Dès l’ouverture, les caractéristiques de l’interprétation de George Petrou qui fait un travail remarquable à la tête de l’Ensemble Armonia Athenea sont posées et ne se démentiront plus, à aucun moment, en dépit d’une action un peu décousue en raison notamment de la “réduction” du livret rappelée ci-dessus et qui ne concourt guère à la dramaturgie théatrale non plus qu’à la vraisemblance de l’action. Les tempi sont très vifs, les équilibres très fins et, au moyen de phrasés très travaillés et parfois osés, Petrou parvient à maintenir une tension dramatique, très illustratrice d’un monde de passions, tout au long de l’ouvrage et à rendre justice à une partition que l’on se dit injustement oubliée...

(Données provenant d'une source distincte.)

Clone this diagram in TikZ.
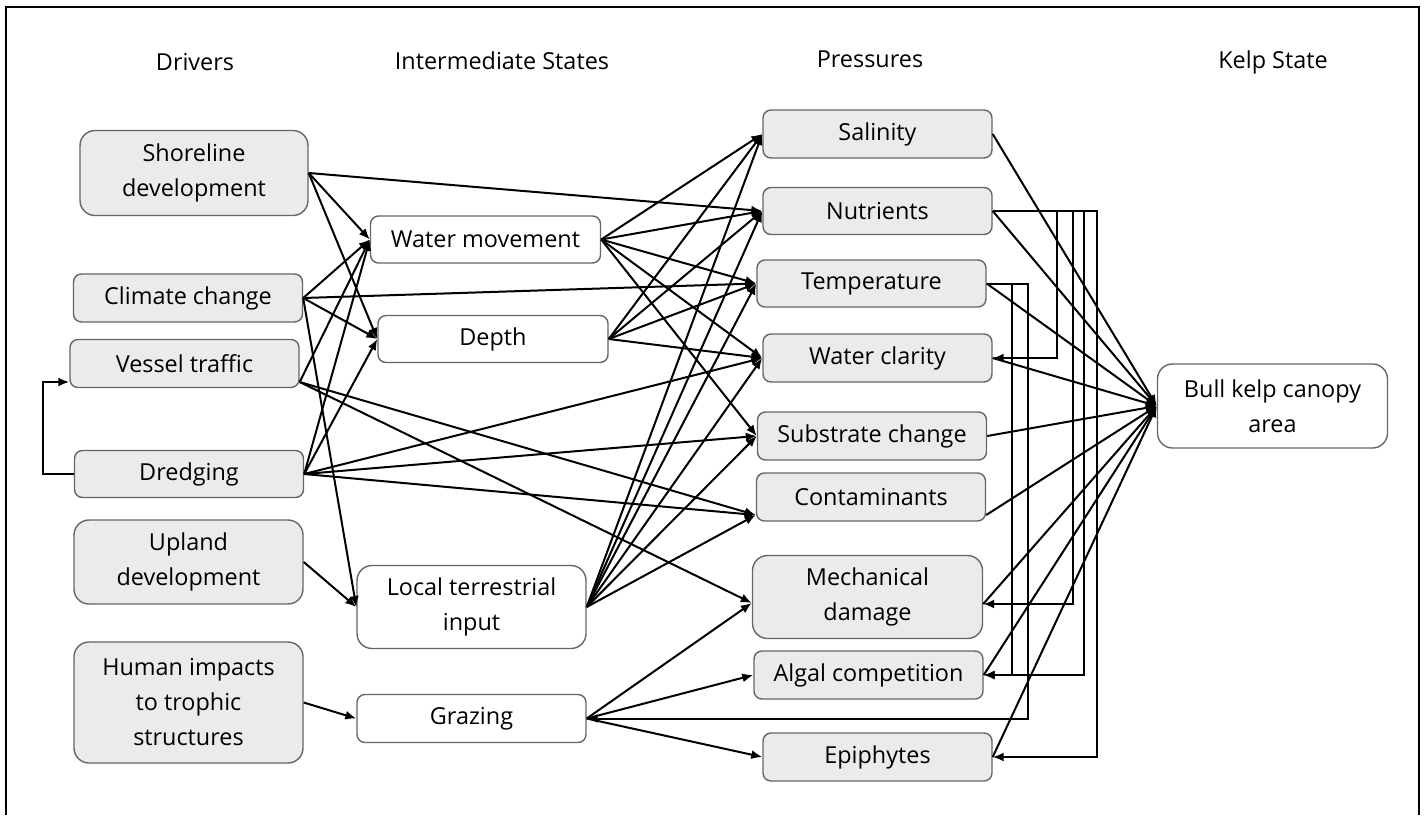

Max Emmanuel Cencic est une nouvelle fois exceptionnel dans ce rôle qui semble écrit pour lui et dans lequel les évolutions de sa voix, qui continue à gagner en onctuosité et en épaisseur dans le medium, et son timbre mordoré si attachant font merveille. Le travail de caractérisation du personnage est manifeste dans le superbe Al par della mia sorte è forte questo cor du Ier acte, joliment vocalisé et palpitant d’émotion. Au deuxième acte le très virtuose Si, cadro… et plus encore le pantelant Vado a morir constituent des sommets d’émotion et confirment l’immense talent de Max Emmanuel Cencic. Qui au troisième acte brille de virtuosité dans Ritorno alle ritorte et dans le vertigineux Fatto scorta al sentier della gloria.
Je suis beaucoup moins enthousiasmé par le Sigismondo de Vince Yi, dont le timbre pincé est trop acidulé pour mon goût. Mais, si ces caractéristiques du timbre nuisent à l’interprétation et à la crédibilité du personnage, on doit toutefois souligner une technique de bonne tenue du contre-ténor. Il n’en demeure pas moins que le personnage de Sigismondo est fort peu habité, à l’opposé de tout le reste d’une distribution dont l’homogénéité de composition est remarquable.

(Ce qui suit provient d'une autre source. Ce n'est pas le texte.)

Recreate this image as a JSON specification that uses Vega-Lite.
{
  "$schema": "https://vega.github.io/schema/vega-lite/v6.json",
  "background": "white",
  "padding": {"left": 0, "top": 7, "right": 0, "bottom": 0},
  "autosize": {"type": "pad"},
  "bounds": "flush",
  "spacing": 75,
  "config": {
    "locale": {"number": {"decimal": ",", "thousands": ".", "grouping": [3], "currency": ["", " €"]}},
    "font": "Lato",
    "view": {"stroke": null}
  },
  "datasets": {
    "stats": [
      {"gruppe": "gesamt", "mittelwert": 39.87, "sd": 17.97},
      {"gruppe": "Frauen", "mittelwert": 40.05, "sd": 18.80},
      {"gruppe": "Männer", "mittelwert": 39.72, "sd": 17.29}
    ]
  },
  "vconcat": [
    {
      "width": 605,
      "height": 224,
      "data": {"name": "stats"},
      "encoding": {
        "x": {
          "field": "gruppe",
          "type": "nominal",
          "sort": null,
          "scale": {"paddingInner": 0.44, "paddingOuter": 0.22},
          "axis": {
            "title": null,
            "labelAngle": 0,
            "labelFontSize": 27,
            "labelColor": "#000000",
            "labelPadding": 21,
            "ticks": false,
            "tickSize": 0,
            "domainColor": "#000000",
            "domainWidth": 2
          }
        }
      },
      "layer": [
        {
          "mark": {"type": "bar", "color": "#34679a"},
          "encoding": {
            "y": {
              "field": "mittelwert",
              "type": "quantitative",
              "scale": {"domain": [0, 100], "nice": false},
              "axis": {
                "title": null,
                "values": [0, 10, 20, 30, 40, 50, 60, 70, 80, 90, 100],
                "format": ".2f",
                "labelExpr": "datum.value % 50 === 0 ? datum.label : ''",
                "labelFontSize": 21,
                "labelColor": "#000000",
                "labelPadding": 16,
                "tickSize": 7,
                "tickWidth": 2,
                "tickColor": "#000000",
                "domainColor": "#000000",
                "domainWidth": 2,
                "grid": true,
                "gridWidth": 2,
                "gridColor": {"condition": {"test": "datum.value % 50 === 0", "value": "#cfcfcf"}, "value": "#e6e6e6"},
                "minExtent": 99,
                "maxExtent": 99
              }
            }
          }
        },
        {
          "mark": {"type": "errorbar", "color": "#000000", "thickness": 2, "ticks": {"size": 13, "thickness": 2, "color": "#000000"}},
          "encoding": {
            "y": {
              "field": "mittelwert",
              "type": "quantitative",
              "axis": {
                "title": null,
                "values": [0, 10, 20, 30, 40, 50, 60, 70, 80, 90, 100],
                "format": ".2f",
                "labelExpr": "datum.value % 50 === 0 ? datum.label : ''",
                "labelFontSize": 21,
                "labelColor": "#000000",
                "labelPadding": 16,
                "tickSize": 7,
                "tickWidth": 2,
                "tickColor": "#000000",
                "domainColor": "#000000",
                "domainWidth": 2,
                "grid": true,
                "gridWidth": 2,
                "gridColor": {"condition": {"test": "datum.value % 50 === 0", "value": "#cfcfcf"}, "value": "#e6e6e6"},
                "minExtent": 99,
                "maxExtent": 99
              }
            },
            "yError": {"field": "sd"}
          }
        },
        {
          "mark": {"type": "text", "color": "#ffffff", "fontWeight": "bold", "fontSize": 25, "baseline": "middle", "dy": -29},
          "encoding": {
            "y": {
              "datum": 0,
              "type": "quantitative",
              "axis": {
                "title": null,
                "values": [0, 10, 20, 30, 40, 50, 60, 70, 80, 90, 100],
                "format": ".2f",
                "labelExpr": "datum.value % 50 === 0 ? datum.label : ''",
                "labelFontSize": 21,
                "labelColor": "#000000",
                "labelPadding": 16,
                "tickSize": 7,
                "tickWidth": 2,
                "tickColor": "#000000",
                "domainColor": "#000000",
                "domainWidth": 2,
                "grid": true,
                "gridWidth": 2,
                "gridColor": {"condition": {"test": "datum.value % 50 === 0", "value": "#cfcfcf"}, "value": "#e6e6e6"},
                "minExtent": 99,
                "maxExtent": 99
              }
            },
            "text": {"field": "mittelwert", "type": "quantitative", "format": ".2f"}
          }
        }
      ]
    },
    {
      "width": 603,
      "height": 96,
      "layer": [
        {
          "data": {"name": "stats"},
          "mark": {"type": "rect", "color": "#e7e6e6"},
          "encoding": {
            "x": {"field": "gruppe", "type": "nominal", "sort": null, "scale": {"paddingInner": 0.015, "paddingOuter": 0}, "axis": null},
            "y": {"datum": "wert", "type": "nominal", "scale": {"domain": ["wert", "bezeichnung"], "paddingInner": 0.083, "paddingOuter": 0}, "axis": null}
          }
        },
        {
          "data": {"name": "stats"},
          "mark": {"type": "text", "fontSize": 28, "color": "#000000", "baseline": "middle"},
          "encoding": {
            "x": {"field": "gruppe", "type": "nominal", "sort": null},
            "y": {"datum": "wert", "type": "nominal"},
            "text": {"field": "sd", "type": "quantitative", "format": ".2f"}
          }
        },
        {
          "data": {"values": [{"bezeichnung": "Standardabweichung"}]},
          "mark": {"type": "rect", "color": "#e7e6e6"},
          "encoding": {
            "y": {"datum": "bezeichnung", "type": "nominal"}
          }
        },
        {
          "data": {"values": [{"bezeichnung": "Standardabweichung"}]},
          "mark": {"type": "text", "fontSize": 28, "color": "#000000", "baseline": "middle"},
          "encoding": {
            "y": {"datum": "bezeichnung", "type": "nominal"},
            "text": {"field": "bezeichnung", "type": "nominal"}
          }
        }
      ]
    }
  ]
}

Layla Claire présente un beau timbre de soprano, homogène, et une belle projection qui lui permettent de composer une belle Tusnelda, irréprochable tant au plan technique qu’au plan théâtral. Ses qualités sont particulièrement évidentes au IIème acte dans Al furor che ti consiglia…, même si le timbre accuse encore parfois un peu de « verdeur ».
Ruxandra Donose n’est pas un contralto, en décalage avec la distribution de la création, et souffre parfois un peu dans les graves. Mais sa Ramise est extrêmement séduisante, dispensant un Sento il cor… particulièrement enlevé au premier acte puis, au second, un Niente spero… très inspiré et maîtrisé techniquement pour finir au troisième acte par un Voglio seguir lo sposo superbe de détermination matrimoniale et techniquement admirable.
Juan Sancho confirme sa belle dimension de ténor héroïque et se tire avec éclat du Mira il ciel dans lequel l’orchestre donne à entendre de superbes bois. Xavier Sabata est un Tullio de luxe qui se tire évidemment avec bonheur de ce second rôle et distille un jubilatoire Con quel sangue..., enlevé et élégant. Enfin le Segeste de Petros Magoulas, qui n’est doté que d’un seul air (Fiaccherò quel fiero orgoglio, à l'acte I) est tout à fait honnête.
Au final, cette résurrection d’un ouvrage injustement oublié de Haendel vaut parfaitement le detour tant par le remarquable travail de caractérisation musicale et théâtrale réalisé par le tandem Petrou-Cencic, que par la qualité musicale et orchestrale de l’ensemble ainsi que par l’homogénité d’une distribution dominée par Max Emanuel Cecic dans le rôle titre.